▸ EXERCISE: What lines of the data hold the string "draw"? Pull each one out.

▸ DATASET SECTION:
== == ==

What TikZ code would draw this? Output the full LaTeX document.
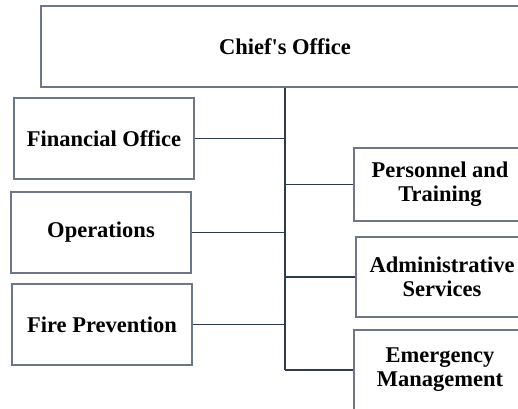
\documentclass[tikz,border=0pt]{standalone}
\usepackage{fontspec}
\setmainfont{Liberation Serif}
\usepackage{tikz}
\usetikzlibrary{positioning}

\definecolor{boxgray}{HTML}{6E7787}
\definecolor{linenavy}{HTML}{2F3B50}

\tikzset{
	unit/.style={draw=boxgray, line width=1.4pt, fill=white, align=center,
		font=\fontsize{22.5}{24}\selectfont\bfseries, inner sep=0pt},
	leftunit/.style={unit, minimum width=180pt, minimum height=81pt},
	rightunit/.style={unit, minimum width=172pt, minimum height=80pt},
	trunk/.style={draw=linenavy, line width=2pt},
	branch/.style={draw=linenavy, line width=1.1pt}
}

\begin{document}
\begin{tikzpicture}[x=1pt,y=-1pt]
\useasboundingbox (0,0) rectangle (518,408);
\clip (0,0) rectangle (518,408);

% top box
\node[unit, minimum width=488pt, minimum height=81pt] (chief) at (285,46.5) {Chief\textquotesingle s Office};

% left column
\node[leftunit] (finance) at (104,138.5) {Financial Office};
\node[leftunit] (ops) at (101,232.5) {Operations};
\node[leftunit] (prevention) at (102,324.5) {Fire Prevention};

% right column
\node[rightunit, minimum height=73pt] (personnel) at (440,184.5) {Personnel and\\Training};
\node[rightunit] (admin) at (442,277) {Administrative\\Services};
\node[rightunit] (emergency) at (440,370) {Emergency\\Management};

% links to the trunk
\foreach \u in {finance,ops,prevention} {
	\draw[branch] (\u.east) -- (\u.east -| chief.south);
}
\foreach \u in {personnel,admin,emergency} {
	\draw[branch] (\u.west) -- (\u.west -| chief.south);
}

% trunk
\draw[trunk] (chief.south) -- (chief.south |- emergency.west);
\end{tikzpicture}
\end{document}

== == ==

▸ FINAL RESULT:
What TikZ code would draw this? Output the full LaTeX document.
	unit/.style={draw=boxgray, line width=1.4pt, fill=white, align=center,
	trunk/.style={draw=linenavy, line width=2pt},
	branch/.style={draw=linenavy, line width=1.1pt}
	\draw[branch] (\u.east) -- (\u.east -| chief.south);
	\draw[branch] (\u.west) -- (\u.west -| chief.south);
\draw[trunk] (chief.south) -- (chief.south |- emergency.west);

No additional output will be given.